Review

 

 

Thomas and Ives: It’s All in the Words, W-o-r-d-s, Words.
at the Burton Taylor from 23rd November

 


If you have an ear for the nuances and rich textures of language, then this ‘double bill’ of plays is for you! The Burton Taylor Theatre are bringing to life Dylan Thomas’s Under Milk Wood and David Ives’s much neglected All in the Timing. Those who think of Thomas as primarily a drunkard and secondly a poet will be proved mistaken. Whilst glimpses of a drunkard’s perspective decorate the opening scenes of UMW, this is only a glaze to his luxurious palette.
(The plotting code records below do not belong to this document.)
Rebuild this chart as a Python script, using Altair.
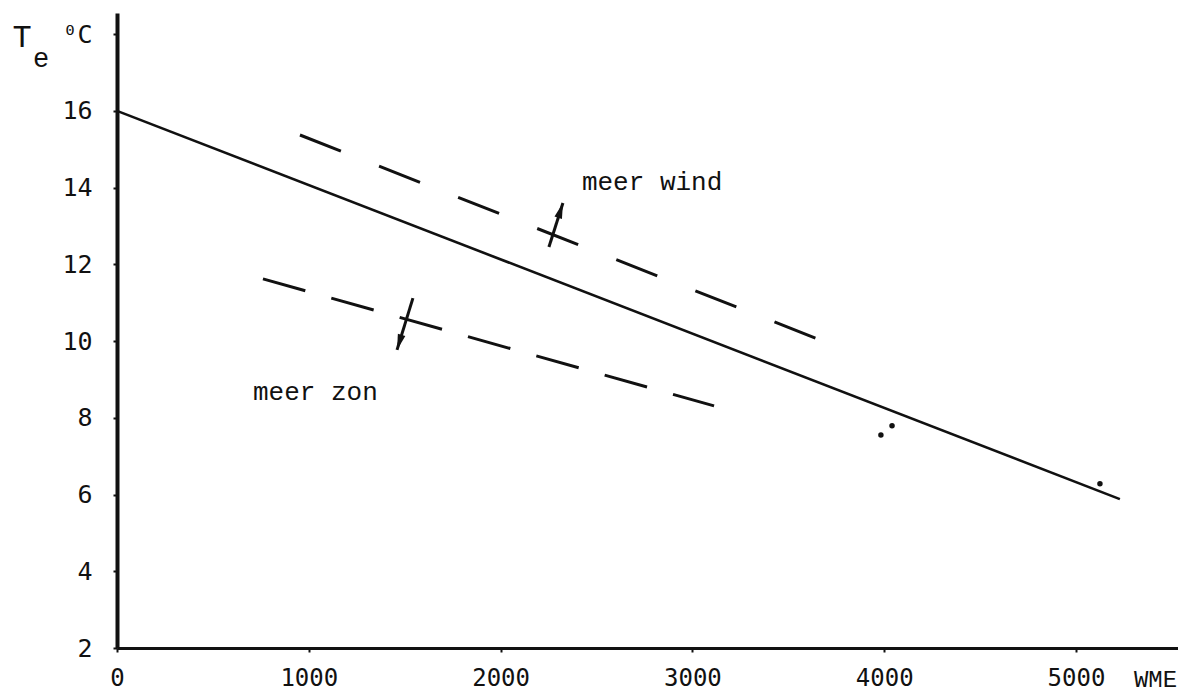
import altair as alt
import pandas as pd

# ---- data ----
x_ticks = [0, 1000, 2000, 3000, 4000, 5000]
y_ticks = [2, 4, 6, 8, 10, 12, 14, 16, 18]

# solid line
main_x = [0, 5229]
main_y = [16.0, 5.88]

# dashed line above ("meer wind")
wind_x = [954, 3650]
wind_y = [15.37, 10.06]

# dashed line below ("meer zon")
zon_x = [761, 3113]
zon_y = [11.62, 8.31]

# small dots
pt_x = [3983, 4041, 5125]
pt_y = [7.55, 7.79, 6.28]

# arrows (tail -> head)
arrow_x0 = [2252, 1543]
arrow_y0 = [12.45, 11.12]
arrow_x1 = [2325, 1460]
arrow_y1 = [13.60, 9.77]
arrow_angle = [17.6, 197.1]

# annotations
labels = ["meer wind", "meer zon"]
label_x = [2424, 709]
label_y = [13.94, 8.47]

INK = "#111111"
xs = alt.Scale(domain=[0, 5532], nice=False, zero=False)
ys = alt.Scale(domain=[2, 18.55], nice=False, zero=False)

x_axis = alt.Axis(values=x_ticks, format="d", labelFont="DejaVu Sans Mono",
                  labelFontSize=24, labelColor=INK, labelPadding=14,
                  labelFlush=False, labelOverlap=False,
                  tickSize=4, tickWidth=2, tickColor=INK,
                  domainColor=INK, domainWidth=3, grid=False,
                  title="WME", titleFont="Liberation Mono", titleFontSize=24,
                  titleFontWeight="normal", titleColor=INK,
                  titleX=1038, titleY=19, titleBaseline="top", titleAlign="center")
y_axis = alt.Axis(values=y_ticks,
                  labelExpr="datum.value == 18 ? '\u2070C' : datum.label",
                  labelFont="DejaVu Sans Mono", labelFontSize=25, labelColor=INK,
                  labelPadding=21, labelFlush=False, labelOverlap=False,
                  tickSize=4, tickWidth=2, tickColor=INK,
                  domainColor=INK, domainWidth=4, grid=False, title=None)


def X(f):
    return alt.X(f, type="quantitative", scale=xs, axis=x_axis)


def Y(f):
    return alt.Y(f, type="quantitative", scale=ys, axis=y_axis)


main_df = pd.DataFrame({"x": main_x, "y": main_y})
wind_df = pd.DataFrame({"x": wind_x, "y": wind_y})
zon_df = pd.DataFrame({"x": zon_x, "y": zon_y})
pt_df = pd.DataFrame({"x": pt_x, "y": pt_y})
arr_df = pd.DataFrame({"x0": arrow_x0, "y0": arrow_y0, "x1": arrow_x1,
                       "y1": arrow_y1, "ang": arrow_angle})
lab_df = pd.DataFrame({"x": label_x, "y": label_y, "t": labels})

main_line = alt.Chart(main_df).mark_line(color=INK, strokeWidth=2.6).encode(
    x=X("x"), y=Y("y"))
wind_line = alt.Chart(wind_df).mark_line(color=INK, strokeWidth=3,
                                         strokeDash=[44, 41]).encode(x=X("x"), y=Y("y"))
zon_line = alt.Chart(zon_df).mark_line(color=INK, strokeWidth=3,
                                       strokeDash=[44, 27]).encode(x=X("x"), y=Y("y"))
dots = alt.Chart(pt_df).mark_point(filled=True, color=INK, size=30, opacity=1).encode(
    x=X("x"), y=Y("y"))
shafts = alt.Chart(arr_df).mark_rule(color=INK, strokeWidth=3).encode(
    x=X("x0"), y=Y("y0"), x2="x1", y2="y1")
heads = alt.Chart(arr_df).mark_point(filled=True, color=INK, opacity=1, size=300,
                                     shape="M0,0 L0.45,1.8 L-0.45,1.8 Z").encode(
    x=X("x1"), y=Y("y1"), angle=alt.Angle("ang:Q", scale=None))
texts = alt.Chart(lab_df).mark_text(align="left", baseline="alphabetic",
                                    font="Liberation Mono", fontSize=26, color=INK).encode(
    x=X("x"), y=Y("y"), text="t:N")

t_df = pd.DataFrame({"t": ["T"]})
e_df = pd.DataFrame({"t": ["e"]})
t_mark = alt.Chart(t_df).mark_text(align="center", baseline="alphabetic",
                                   font="Liberation Mono", fontSize=32, color=INK).encode(
    x=alt.value(-95), y=alt.value(34), text="t:N")
e_mark = alt.Chart(e_df).mark_text(align="center", baseline="alphabetic",
                                   font="Liberation Mono", fontSize=27, color=INK).encode(
    x=alt.value(-76), y=alt.value(54), text="t:N")

chart = alt.layer(main_line, wind_line, zon_line, dots, shafts, heads, texts,
                  t_mark, e_mark).properties(
    width=1061, height=635,
    padding={"left": 109, "top": 5, "right": 0, "bottom": 45},
    autosize=alt.AutoSizeParams(type="none"),
    background="white",
).configure_view(stroke=None)

chart.save("out.html", embed_options={"renderer": "svg", "actions": False})
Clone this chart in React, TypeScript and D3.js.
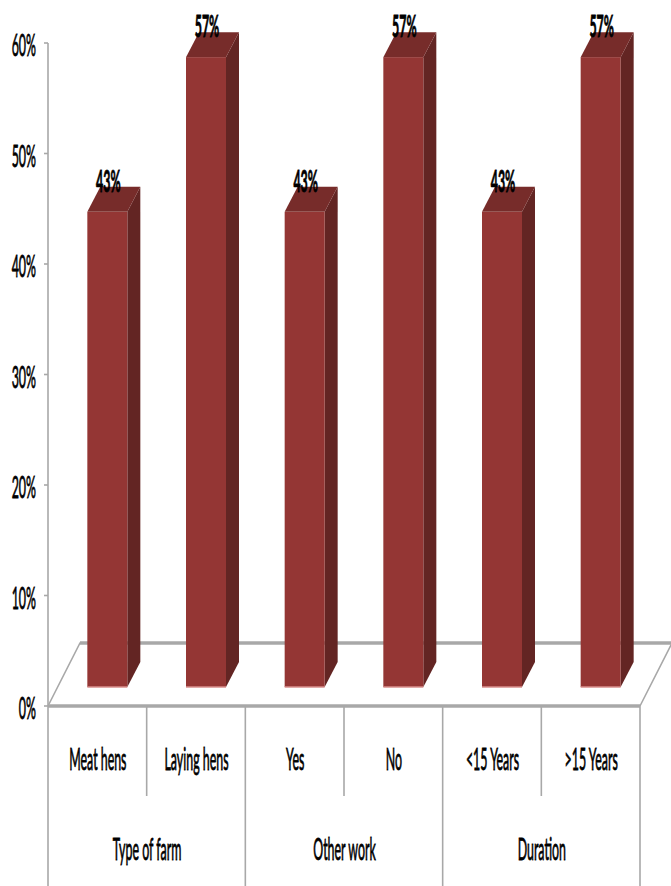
import React from "react";
import * as d3 from "d3";

const categories = ["Meat hens", "Laying hens", "Yes", "No", "<15 Years", ">15 Years"];
const values = [43, 57, 43, 57, 43, 57];
const groups = ["Type of farm", "Other work", "Duration"];
const axisTicks = [0, 10, 20, 30, 40, 50, 60];

const W = 671;
const H = 886;
const plotLeft = 48;
const plotRight = 640;
const axisZero = 706;
const axisTop = 43;
const depthX = 13;
const depthY = 25;
const floorDx = 32;
const floorDy = 63;
const barFloorOffset = 19;
const barWidth = 40;

const GRID = "#a8a8a8";
const FRONT = "#943634";
const SIDE = "#632523";
const TOP = "#772c2a";
const FONT = "Lato, 'Open Sans', sans-serif";

// Condensed text: the glyphs are narrowed horizontally about their anchor.
function Squeezed(props: {
  x: number;
  y: number;
  size: number;
  sx: number;
  anchor?: string;
  weight?: number;
  outline?: number;
  children: React.ReactNode;
}) {
  const { x, y, size, sx, anchor = "middle", weight = 400, outline = 0.8, children } = props;
  return (
    <text
      transform={`translate(${x},${y}) scale(${sx},1)`}
      textAnchor={anchor}
      fontFamily={FONT}
      fontSize={size}
      fontWeight={weight}
      fill="#000"
      stroke="#000"
      strokeWidth={outline}
    >
      {children}
    </text>
  );
}

export default function App() {
  const y = d3.scaleLinear().domain([0, 60]).range([axisZero, axisTop]);
  const x = d3.scaleBand<string>().domain(categories).range([plotLeft, plotRight]);
  const step = x.step();

  const floor = d3.line()([
    [plotLeft, axisZero],
    [plotLeft + floorDx, axisZero - floorDy],
    [plotRight + floorDx, axisZero - floorDy],
    [plotRight, axisZero],
  ]);

  return (
    <svg
      width={W}
      height={H}
      viewBox={`0 0 ${W} ${H}`}
      style={{ position: "absolute", left: 0, top: 0, background: "#fff" }}
    >
      {/* floor outline */}
      <path d={floor ?? ""} fill="none" stroke={GRID} strokeWidth={1.6} />
      <line
        x1={plotLeft + floorDx}
        x2={W}
        y1={axisZero - floorDy}
        y2={axisZero - floorDy}
        stroke={GRID}
        strokeWidth={3.4}
      />
      <line x1={plotLeft} x2={plotRight} y1={axisZero} y2={axisZero} stroke={GRID} strokeWidth={3.4} />

      {/* value axis */}
      <line x1={plotLeft} x2={plotLeft} y1={axisTop} y2={axisZero} stroke={GRID} strokeWidth={1.6} />
      {axisTicks.map((t) => (
        <g key={t}>
          <line x1={plotLeft - 4} x2={plotLeft} y1={y(t)} y2={y(t)} stroke={GRID} strokeWidth={1.6} />
          <Squeezed x={36} y={y(t) + 13} size={31} sx={0.4} anchor="end">
            {t}%
          </Squeezed>
        </g>
      ))}

      {/* category separators: short inside a group, long between groups */}
      {d3.range(categories.length + 1).map((i) => {
        const px = plotLeft + step * i;
        return (
          <line
            key={i}
            x1={px}
            x2={px}
            y1={axisZero}
            y2={i % 2 === 0 ? H : 796}
            stroke={GRID}
            strokeWidth={1.6}
          />
        );
      })}

      {/* bars */}
      {categories.map((c, i) => {
        const v = values[i];
        const left = (x(c) ?? 0) + (step - barWidth) / 2 + 10;
        const right = left + barWidth;
        const bottom = y(0) - barFloorOffset;
        const top = y(v) - barFloorOffset;
        const poly = (pts: [number, number][]) => pts.map((p) => p.join(",")).join(" ");
        return (
          <g key={c}>
            <polygon
              fill={SIDE}
              points={poly([
                [right, top],
                [right + depthX, top - depthY],
                [right + depthX, bottom - depthY],
                [right, bottom],
              ])}
            />
            <polygon
              fill={TOP}
              points={poly([
                [left, top],
                [left + depthX, top - depthY],
                [right + depthX, top - depthY],
                [right, top],
              ])}
            />
            <rect x={left} y={top} width={barWidth} height={bottom - top} fill={FRONT} />
            <line x1={left} x2={right} y1={bottom} y2={bottom} stroke="#d98f8d" strokeWidth={1.4} />
            <Squeezed x={left + 21} y={top - 20} size={31} sx={0.4} weight={700}>
              {v}%
            </Squeezed>
          </g>
        );
      })}

      {/* category and group labels */}
      {categories.map((c) => (
        <Squeezed key={c} x={(x(c) ?? 0) + step / 2 + 0.5} y={770} size={31} sx={0.4}>
          {c}
        </Squeezed>
      ))}
      {groups.map((g, i) => (
        <Squeezed key={g} x={plotLeft + step * (2 * i + 1) + 0.5} y={860} size={31} sx={0.4}>
          {g}
        </Squeezed>
      ))}
    </svg>
  );
}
The dream scene adds a surreal depth to the make-believe Welsh village of Llareggub (buggerall); not least because it ambles through the reflective memories of drowned and sleeping souls.
Through this dream-confusion of character identities (the actors play about five each), the homogenous nature of village life is revealed. Once you get used to the variations on the Welsh accent, the characters merge and emerge through their differing experiences. Interstices of humour, irony and pathos, revealed in rich rounds of descriptive or spoken language, breathe life into this jumbled community. The second scene brings a ‘morning’ air of uneasy remembrance, as the drunk confronts the inconclusive pointlessness of his night’s unbridled activities. Women gossip and the village resumes a normalcy that is nevertheless overshadowed by drifts of life-death imagery. It is far from sombre, though; There’s the woman who complains of her nightly ’school-girl’ beating, or the revelation of the drunkard’s pathetic pranks. But comedy mostly seeps in through the words; the ironic, accepting chuckle of a weary, inebriated man who finds beauty in pathos.
UMW is succeeded by a collection of four (of five) short sketches by American author/playwright, David Ives. This continues the ’language’ theme, pointedly entitled All in the Timing. These pieces are witty, and short enough to be appreciated without boredom; anyone familiar with modernist works like Eliot’s Sweeney Agonistes (1932) will recognise the genre of conscious word patterning that reduces ‘content’ to a minimum, whilst giving words centre-stage as sound-combinations. But dull it is NOT!!
The pace, for a start, gives no opportunity to twiddle one’s thumbs. An ostensibly two-line sketch of a man - Philip Glass - who spots his ex-lover whilst buying a loaf of bread becomes a full concerto. Words fragment into nonsense, poetry and song, so focussing on the poor chap’s (and girl’s, shop-keeper’s and friend’s) confusion at the sighting. Repetition stalls time, reeling out the momentary dilemma in comic discomfort until the words are gathered together, finally, into a coherent reiteration of the emotional sighting.
It might have been tedious but humour, they say, is all in the timing, and these guys are clearly practised. However, sketch two, Universal Language allowed comedy to dominate form. Even here though, things wound up just when I began to get fidgety. A con man persuades a shy, stuttering secretary to pay for lessons in a nonsense language, Unamunda. Its strange mix of English (‘John Cleese’), Italian and gibberish is surprisingly easy to pick up; even from a man who professes to know only three English words: ‘Hello’, ‘Goodbye’ and ‘Rice Krispies’; (oh, and ‘That’ll be 500 pounds!’). The two certainly form a convincing duet (revealing its operatic origins) in this ‘universal’ lingo.
I left content and inspired. Anyone wanting to see these should try to make both! They are short enough, entertaining enough, and fit together amazingly well.